Spain’s left-wing government is facing growing pressure from the country’s right-wing opposition over a graft case linked to the purchase of face masks during the pandemic.
The case hit the headlines in February after police arrested several people in connection with a kickbacks scandal, one of whom was a close aide to a former minister and key ally of Prime Minister Pedro Sanchez.
But as the probe has deepened, the right-wing Popular Party (PP) has demanded the resignation of parliamentary speaker Francina Armengol, who holds the third-highest office in Spain after the king and the prime minister.
The scandal emerged on February 21 with the arrest of Koldo Garcia, a close adviser to Jose Luis Abalos, who served as transport minister from 2018-2021 and a key member of Sanchez’s Socialist party.
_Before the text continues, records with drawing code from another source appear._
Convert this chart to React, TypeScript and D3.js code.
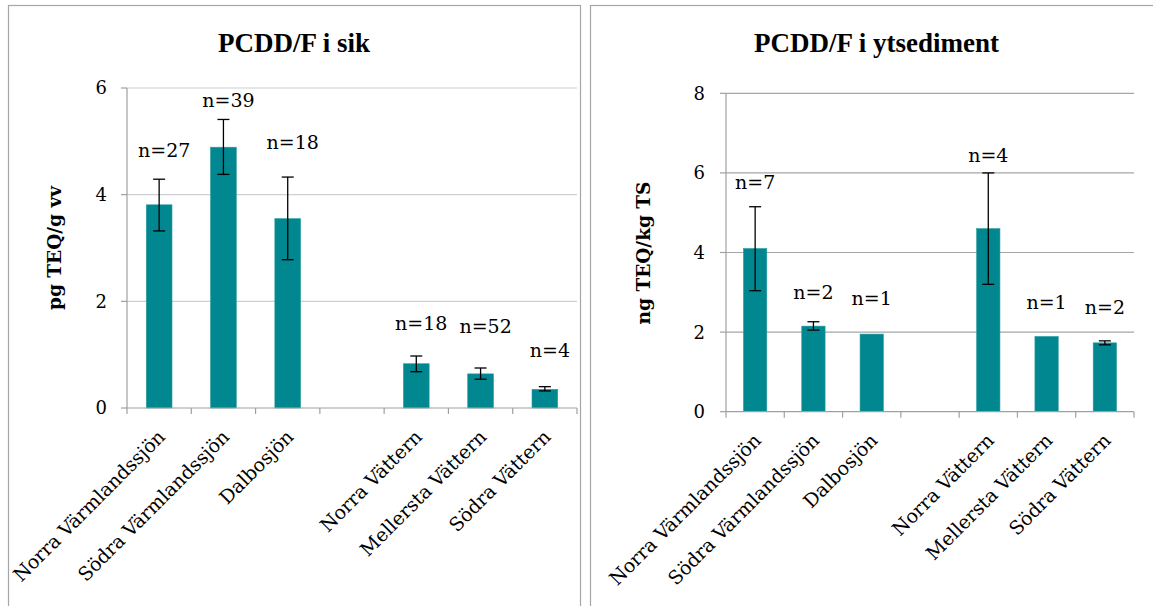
import React from "react";
import * as d3 from "d3";

const categories = [
  "Norra Värmlandssjön",
  "Södra Värmlandssjön",
  "Dalbosjön",
  "",
  "Norra Vättern",
  "Mellersta Vättern",
  "Södra Vättern",
];

// PCDD/F i sik (pg TEQ/g vv)
const fishMean: (number | null)[] = [3.81, 4.89, 3.55, null, 0.83, 0.64, 0.35];
const fishErrLow: (number | null)[] = [3.32, 4.38, 2.78, null, 0.68, 0.54, 0.32];
const fishErrHigh: (number | null)[] = [4.29, 5.41, 4.33, null, 0.975, 0.75, 0.4];
const fishN = ["n=27", "n=39", "n=18", "", "n=18", "n=52", "n=4"];
const fishLabelAt: (number | null)[] = [4.71, 5.65, 4.85, null, 1.46, 1.41, 0.96];
const fishTicks = [0, 2, 4, 6];

// PCDD/F i ytsediment (ng TEQ/kg TS)
const sedMean: (number | null)[] = [4.1, 2.15, 1.95, null, 4.6, 1.89, 1.73];
const sedErrLow: (number | null)[] = [3.04, 2.05, null, null, 3.2, null, 1.68];
const sedErrHigh: (number | null)[] = [5.15, 2.26, null, null, 6.0, null, 1.78];
const sedN = ["n=7", "n=2", "n=1", "", "n=4", "n=1", "n=2"];
const sedLabelAt: (number | null)[] = [5.59, 2.84, 2.68, null, 6.27, 2.57, 2.45];
const sedTicks = [0, 2, 4, 6, 8];

const BAR = "#00878f";
const FONT = "'DejaVu Serif', serif";

type PanelProps = {
  frame: { x: number; y: number; w: number; h: number };
  plot: { x0: number; x1: number; y0: number; y1: number };
  yMax: number;
  ticks: number[];
  title: string;
  titleX: number;
  yTitle: string;
  yTitlePos: [number, number];
  tickLabelX: number;
  labelDx: number;
  mean: (number | null)[];
  lo: (number | null)[];
  hi: (number | null)[];
  nLabels: string[];
  labelAt: (number | null)[];
  gridColor: string;
  axisColor: string;
};

function Panel(p: PanelProps) {
  const x = d3
    .scaleBand<string>()
    .domain(categories.map((_, i) => String(i)))
    .range([p.plot.x0, p.plot.x1])
    .paddingInner(0)
    .paddingOuter(0);
  const y = d3.scaleLinear().domain([0, p.yMax]).range([p.plot.y1, p.plot.y0]);
  const bw = x.bandwidth();
  const barW = bw * 0.4;
  const cap = 6;
  const boundaries = d3.range(categories.length + 1).map((i) => p.plot.x0 + i * bw);

  return (
    <g>
      <rect
        x={p.frame.x + 0.5}
        y={p.frame.y + 0.5}
        width={p.frame.w}
        height={p.frame.h}
        fill="#fff"
        stroke="#a6a6a6"
        strokeWidth={1.2}
      />
      <text
        x={p.titleX}
        y={51.5}
        textAnchor="middle"
        fontFamily="'Liberation Serif', serif"
        fontWeight="bold"
        fontSize={27}
        fill="#000"
      >
        {p.title}
      </text>
      {p.ticks.map((t) => (
        <g key={t}>
          {t > 0 && (
            <line x1={p.plot.x0} x2={p.plot.x1} y1={y(t)} y2={y(t)} stroke={p.gridColor} strokeWidth={1.2} />
          )}
          <line x1={p.plot.x0 - 6} x2={p.plot.x0} y1={y(t)} y2={y(t)} stroke={p.axisColor} strokeWidth={1.2} />
          <text
            x={p.tickLabelX}
            y={y(t)}
            dy="0.36em"
            textAnchor="end"
            fontFamily={FONT}
            fontSize={18}
            fill="#000"
          >
            {t}
          </text>
        </g>
      ))}
      <text
        transform={`translate(${p.yTitlePos[0]},${p.yTitlePos[1]}) rotate(-90)`}
        textAnchor="middle"
        dy="0.35em"
        fontFamily={FONT}
        fontWeight="bold"
        fontSize={18.5}
        fill="#000"
      >
        {p.yTitle}
      </text>
      {categories.map((c, i) => {
        const m = p.mean[i];
        if (m == null) return null;
        const cx = (x(String(i)) as number) + bw / 2;
        return (
          <rect key={"b" + i} x={cx - barW / 2} y={y(m)} width={barW} height={y(0) - y(m)} fill={BAR} stroke="#2a9aa0" strokeWidth={0.6} />
        );
      })}
      <line x1={p.plot.x0} x2={p.plot.x0} y1={p.plot.y0} y2={p.plot.y1} stroke={p.axisColor} strokeWidth={1.2} />
      <line x1={p.plot.x0} x2={p.plot.x1} y1={y(0)} y2={y(0)} stroke={p.axisColor} strokeWidth={1.2} />
      {boundaries.map((bx, i) => (
        <line key={"t" + i} x1={bx} x2={bx} y1={y(0)} y2={y(0) + 6} stroke={p.axisColor} strokeWidth={1.2} />
      ))}
      {categories.map((c, i) => {
        const l = p.lo[i];
        const h = p.hi[i];
        if (l == null || h == null) return null;
        const cx = (x(String(i)) as number) + bw / 2;
        return (
          <g key={"e" + i} stroke="#000" strokeWidth={1.3}>
            <line x1={cx} x2={cx} y1={y(l)} y2={y(h)} />
            <line x1={cx - cap} x2={cx + cap} y1={y(l)} y2={y(l)} />
            <line x1={cx - cap} x2={cx + cap} y1={y(h)} y2={y(h)} />
          </g>
        );
      })}
      {categories.map((c, i) => {
        const la = p.labelAt[i];
        if (la == null) return null;
        const cx = (x(String(i)) as number) + bw / 2;
        return (
          <text key={"n" + i} x={cx + p.labelDx} y={y(la)} textAnchor="middle" fontFamily={FONT} fontSize={19} fill="#000">
            {p.nLabels[i]}
          </text>
        );
      })}
      {categories.map((c, i) => {
        if (!c) return null;
        const cx = (x(String(i)) as number) + bw / 2;
        return (
          <text
            key={"c" + i}
            transform={`translate(${cx + 7},${y(0) + 30}) rotate(-45)`}
            textAnchor="end"
            fontFamily={FONT}
            fontSize={19}
            fill="#000"
          >
            {c}
          </text>
        );
      })}
    </g>
  );
}

export default function App() {
  return (
    <div style={{ position: "fixed", left: 0, top: 0 }}>
      <svg width={1153} height={606} style={{ display: "block", background: "#fff" }}>
        <Panel
          frame={{ x: 8, y: 5, w: 572, h: 640 }}
          plot={{ x0: 127, x1: 577, y0: 88, y1: 408 }}
          yMax={6}
          ticks={fishTicks}
          title="PCDD/F i sik"
          titleX={294}
          yTitle="pg TEQ/g vv"
          yTitlePos={[54.5, 248]}
          tickLabelX={107}
          labelDx={5}
          mean={fishMean}
          lo={fishErrLow}
          hi={fishErrHigh}
          nLabels={fishN}
          labelAt={fishLabelAt}
          gridColor="#cfcfcf"
          axisColor="#a0a0a0"
        />
        <Panel
          frame={{ x: 590, y: 5, w: 620, h: 640 }}
          plot={{ x0: 726, x1: 1134, y0: 93.3, y1: 411.7 }}
          yMax={8}
          ticks={sedTicks}
          title="PCDD/F i ytsediment"
          titleX={876.5}
          yTitle="ng TEQ/kg TS"
          yTitlePos={[644, 253]}
          tickLabelX={705}
          labelDx={0}
          mean={sedMean}
          lo={sedErrLow}
          hi={sedErrHigh}
          nLabels={sedN}
          labelAt={sedLabelAt}
          gridColor="#a6a6a6"
          axisColor="#a0a0a0"
        />
      </svg>
    </div>
  );
}
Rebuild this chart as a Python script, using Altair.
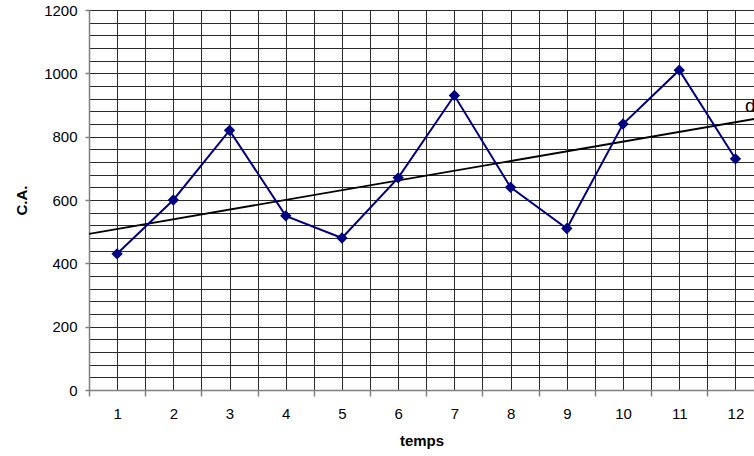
import altair as alt
import pandas as pd

temps = [1, 2, 3, 4, 5, 6, 7, 8, 9, 10, 11, 12]
ca = [430, 600, 820, 550, 480, 670, 930, 640, 510, 840, 1010, 730]

trend_x = [0.5, 12.5]
trend_y = [493, 861]

label_x = [12.17]
label_y = [878]
label_text = ["d"]

df = pd.DataFrame({"temps": temps, "ca": ca})
df_trend = pd.DataFrame({"temps": trend_x, "ca": trend_y})
df_label = pd.DataFrame({"temps": label_x, "ca": label_y, "t": label_text})

FONT = "Liberation Sans"
XMAX = 12.33

x_vals = [i / 2 for i in range(1, 25)]
y_vals = list(range(0, 1201, 40))

x_enc = alt.X(
    "temps:Q",
    scale=alt.Scale(domain=[0.5, XMAX], nice=False, zero=False),
    axis=alt.Axis(
        title="temps",
        values=x_vals,
        labelExpr="datum.value % 1 === 0 ? datum.value : ''",
        tickOpacity={"condition": {"test": "datum.value % 1 !== 0", "value": 1}, "value": 0},
        tickSize=6,
        labelPadding=10,
        titlePadding=12,
        grid=True,
    ),
)
y_enc = alt.Y(
    "ca:Q",
    scale=alt.Scale(domain=[0, 1200], nice=False),
    axis=alt.Axis(
        title="C.A.",
        values=y_vals,
        labelExpr="datum.value % 200 === 0 ? datum.value : ''",
        tickOpacity={"condition": {"test": "datum.value % 200 === 0", "value": 1}, "value": 0},
        tickSize=4,
        labelPadding=8,
        titlePadding=14,
        grid=True,
    ),
)

trend = alt.Chart(df_trend).mark_line(color="#000000", strokeWidth=1.8, clip=True).encode(
    x=x_enc, y=y_enc
)

line = alt.Chart(df).mark_line(color="#000080", strokeWidth=2).encode(x=x_enc, y=y_enc)
points = alt.Chart(df).mark_point(
    shape="diamond", filled=True, color="#000080", size=130, opacity=1
).encode(x=x_enc, y=y_enc)

label = alt.Chart(df_label).mark_text(
    align="left", baseline="alphabetic", fontSize=19, font=FONT, color="#000000"
).encode(x=x_enc, y=y_enc, text="t:N")

chart = (
    alt.layer(trend, line, points, label)
    .properties(
        width=665,
        height=380,
        autosize=alt.AutoSizeParams(type="none"),
        padding={"left": 89, "top": 10, "right": 0, "bottom": 66},
        background="white",
    )
    .configure_view(strokeWidth=0)
    .configure_axis(
        labelFont=FONT,
        labelFontSize=15,
        labelColor="#000000",
        titleFont=FONT,
        titleFontSize=15,
        titleFontWeight="bold",
        titleColor="#000000",
        gridColor="#2a2a2a",
        gridWidth=1,
        gridOpacity=1,
        domainColor="#808080",
        domainWidth=1.5,
        tickColor="#808080",
        tickWidth=1.5,
    )
)

chart.save("out.html", embed_options={"renderer": "svg", "actions": False})
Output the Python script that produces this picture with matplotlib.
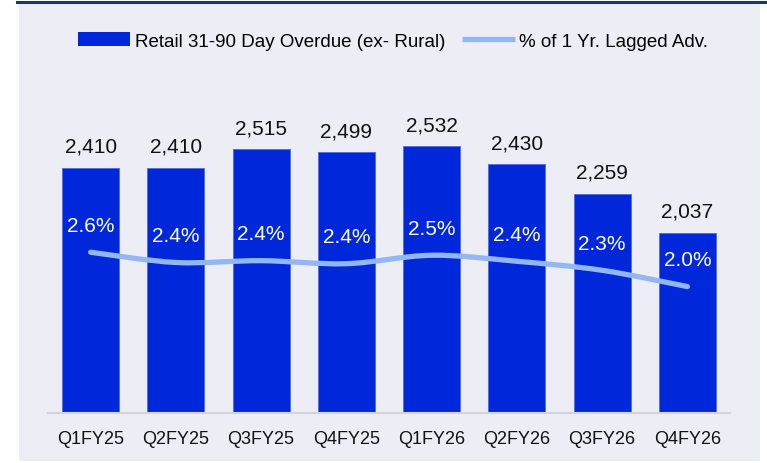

Garcia is suspected of being a central player in a scheme that let a small, previously unknown firm, Soluciones de Gestion (Management Solutions), obtain contracts worth 53 million euros ($57.5 million) to supply masks to various public authorities between March and June 2020 at the start of the pandemic.
Those contracts allegedly generated kickbacks worth 9.5 million euros.
Since his arrest, the media, notably right-leaning outlets, have run non-stop coverage of the so-called “Koldo affair”.
With more revelations emerging daily, the scandal has put the government on the back foot as it faces a string of increasingly harsh attacks from the right.
Although Abalos was not initially implicated in the affair, the Socialist party asked him to stand down as an MP to take “political responsibility” for a scandal that occurred on his watch.
But when he refused, saying it would be seen as “an admission of guilt”, they suspended him pending expulsion.
It has since emerged that the investigating judge believes Abalos acted as an “intermediary”.
Abalos was replaced as transport minister during a 2021 government reshuffle, and the PP has claimed his removal showed that Sanchez was aware of the scandal and had sought to sideline him.
“You knew about it and you covered it up!” PP leader Alberto Nunez Feijoo accused Sanchez last week, without offering any proof.
And the party has also upped the ante over contracts the company signed with two of Spain’s 17 regions, both governed at the time by the Socialists: one with the Canary Islands, worth 12.2 million euros and a second with the Balearic Isles, worth 3.7 million euros.
Angel Victor Torres, who headed the Canary Islands regional government at the time, is now territorial policy minister and the former regional head of the Balearic Isles is Armengol, the current parliamentary speaker.
The PP has demanded to know how the Balearics administration could have awarded such a large contract to a previously unknown company, which had supplied masks that were not of the quality they had paid for.
On Monday, the PP demanded Armengol resign, prompting her to lash back a day later.
“I have never, ever instructed anyone in my governments to hire one company or another,” she said on Tuesday, accusing the opposition of “crossing every red line”.
But her words did little to silence the PP whose spokesman Miguel Tellado once again insisted that she “resign her post as soon as possible”.
Also Monday, the European public prosecutor’s office said it would be investigating the two contracts given that the masks were bought with EU funds.
Spanish media reports said the first casualty was likely to be Alvaro Sanchez Manzanares, who heads the public body that manages the ports and paid the firm at the heart of the affair 20 million euros for eight million masks.
He was expected to be removed from his post on Wednesday following a decision by the transport ministry.
The case is particularly sensitive for Sanchez, who took power in 2018 following a huge corruption scandal that brought down Spain’s right-wing government, and has since prided himself on the integrity and transparency of his administration.